Most of that summer I can’t remember. Nights blur into each other, the order of events are muddled, vague, and plus, my history of things is different than Angela’s history of things—that’s clear now. Still, if I focus hard I can bring myself back to that night and remember the details almost exactly as they happened. I think about it a lot—both that night and that summer—and when I think about it, I think about the beginning of Dad’s sickness; I think about Angela and our plans to move out of town together; and though I try not to, I always end up thinking about the family that she and I would stay up imagining in bed. When I think about that night (and that summer, too), I know that even as it was happening, even as Angela and I lay holding each other and talking in whispers, it was so ephemeral, so incoherent, that it was over before it really started. But it felt nice. It was just about the best I’ve ever felt. Or at least that’s how I remember it.

Angela and I had been spending a lot of time together, so we were going to take a break for the night. Then I got the call about Dad’s prostate cancer. I got the call, texted Angela, and an hour later she was rapping on my window with coffee and takeout from Loak Toang’s. We sat criss crossed on the carpet, barely touching our food. Then the two of us got into bed and just lay there a while. Angela put a song on the Bluetooth speaker before asking me if I wanted to smoke. And I did want to smoke. She packed us a bowl, and we took two hits each before lying down.

He spent the whole time going on about heaven, I said.

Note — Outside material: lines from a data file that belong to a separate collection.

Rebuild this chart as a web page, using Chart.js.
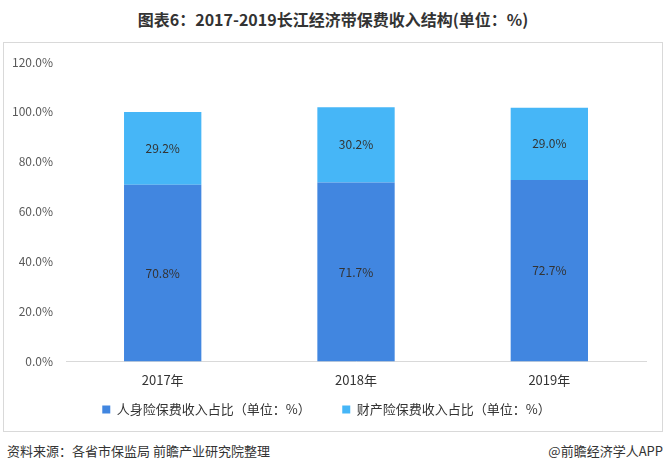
<!DOCTYPE html>
<html>
<head>
<meta charset="utf-8">
<script src="https://cdn.jsdelivr.net/npm/chart.js@4.4.1/dist/chart.umd.min.js"></script>
<style>
  body { margin: 0; background: #fff; font-family: "Noto Sans CJK SC", sans-serif; }
  #wrap { position: relative; width: 666px; height: 472px; }
  #title { position: absolute; top: 7px; left: 0; width: 666px; text-align: center;
           font-size: 16px; font-weight: bold; color: #333; }
  #box { position: absolute; left: 3px; top: 42px; width: 658px; height: 388px;
         border: 1px solid #d9d9d9; }
  #source { position: absolute; left: 7px; top: 441px; font-size: 13px; color: #333; }
  #brand { position: absolute; right: 3px; top: 441px; font-size: 13px; color: #333; }
</style>
</head>
<body>
<div id="wrap">
  <div id="title">图表6：2017-2019长江经济带保费收入结构(单位：%)</div>
  <div id="box"><canvas id="chart"></canvas></div>
  <div id="source">资料来源：各省市保监局 前瞻产业研究院整理</div>
  <div id="brand">@前瞻经济学人APP</div>
</div>
<script>
let years = ["2017年", "2018年", "2019年"];
let lifeShare = [70.8, 71.7, 72.7];
let propertyShare = [29.2, 30.2, 29.0];
let seriesNames = ["人身险保费收入占比（单位：%）", "财产险保费收入占比（单位：%）"];

// draws the value in the middle of each bar
let barLabels = {
  id: "barLabels",
  afterDatasetsDraw(chart) {
    let ctx = chart.ctx;
    ctx.save();
    ctx.font = "12px 'Noto Sans CJK SC'";
    ctx.fillStyle = "#333";
    ctx.textAlign = "center";
    ctx.textBaseline = "middle";
    chart.data.datasets.forEach((ds, i) => {
      chart.getDatasetMeta(i).data.forEach((bar, j) => {
        let mid = (bar.y + bar.base) / 2;
        ctx.fillText(ds.data[j].toFixed(1) + "%", bar.x, mid);
      });
    });
    ctx.restore();
  }
};

let ctx = document.getElementById("chart").getContext("2d");
let graph = new Chart(ctx, {
  type: "bar",
  data: {
    labels: years,
    datasets: [
      { label: seriesNames[0], data: lifeShare, backgroundColor: "#4186e0" },
      { label: seriesNames[1], data: propertyShare, backgroundColor: "#46b6f7" }
    ]
  },
  options: {
    responsive: true,
    maintainAspectRatio: false,
    animation: false,
    layout: { padding: { left: 3, right: 16, top: 19, bottom: 5 } },
    datasets: { bar: { categoryPercentage: 1, barPercentage: 0.4 } },
    scales: {
      x: {
        stacked: true,
        grid: { display: false },
        border: { display: true, color: "#d9d9d9" },
        ticks: { color: "#333", font: { size: 13, family: "Noto Sans CJK SC" }, padding: 3 }
      },
      y: {
        stacked: true,
        min: 0,
        max: 120,
        grid: { display: false },
        border: { display: false },
        ticks: {
          stepSize: 20,
          color: "#595959",
          padding: 5,
          font: { size: 12, family: "Noto Sans CJK SC" },
          callback: v => v.toFixed(1) + "%"
        }
      }
    },
    plugins: {
      legend: {
        position: "bottom",
        labels: {
          boxWidth: 8,
          boxHeight: 8,
          padding: 12,
          color: "#333",
          font: { size: 13, family: "Noto Sans CJK SC" },
          generateLabels(chart) {
            let items = Chart.defaults.plugins.legend.labels.generateLabels(chart);
            // wider gap after the first item, as in the original
            items[0].text += "\u3000\u3000";
            return items;
          }
        }
      },
      tooltip: { enabled: false }
    }
  },
  plugins: [barLabels]
});
</script>
</body>
</html>
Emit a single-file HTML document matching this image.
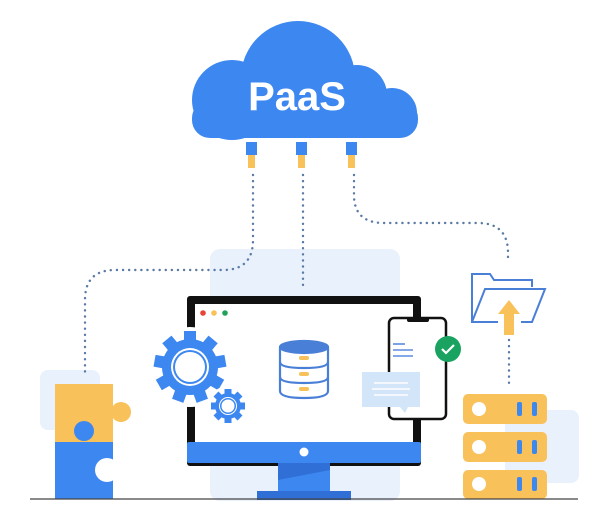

What do you mean? she asked.

Heaven, heaven, heaven. Pearly gates, a mansion in the hills, his own father greeting him in a healthy, young body. It’s like he’s giving up on real life.

You have to let him believe what he wants to, Angela said. You have to let him have that.

I know, I told her. But it doesn’t mean I like hearing about it.

I talked some more about why it upset me. Dad’s heaven talk. How it felt like a form of suicidal ideation, an acceptance of sad circumstance in late life, an escape from reality, a reason to ignore eating well, going to doctor appointments. Then I said something that surprised myself. I said something I’d known, but barely thought, let alone said aloud.

I said, The worst part is that I could be there more, and I’m choosing not to be. I could see him more, and I’m choosing not to, because it’s hard. Because we’re different from each other, and I have to think about me, too. You know? I have my life to worry about, too. I stopped for a minute and looked at her. My Dad’s going to die, and I’m not going to feel like I did enough. He’s going to die, and there’s no way that I can do enough.

My head was buried in Angela’s chest, and I was quaking in her arms. I was crying and shaking so much that I thought my body would implode. I’d never cried like that to another person. It felt good to shake and sob and say things aloud that I’d never said aloud. To express those thoughts I’d hardly let myself think. I had never felt that sort of closeness. Between sobs, I would say it again: It’s never going to be enough—he’s going to die, and it won’t feel like I did enough. And Angela held me. She held me and talked in a low, soft voice that made me feel known. She rubbed my shoulders and kissed my head. Then I thought of Dad dying, and knew it would be okay with Angela there. I thought of his death, my impossible relationship with him, and the funeral planning, and the guilt—and I thought, despite all of that, this: Angela without her makeup in the lamplight, stoned, her hard, triangular face looking paler, softer, our two faces facing each other, young and hopeful and still unused to loss. She was the only person I fully loved. There was Angela, and there was this closeness, and there were moments like thismoments of joy. Joy, that’s what I felt. A word too small for a feeling so big. I felt it in my arms, in my legs. It got to where I didn’t know if I was shaking because of the crying or the joy. Angela put my hand on her stomach, and I rubbed it for a while. She smiled at me. We fell asleep like that.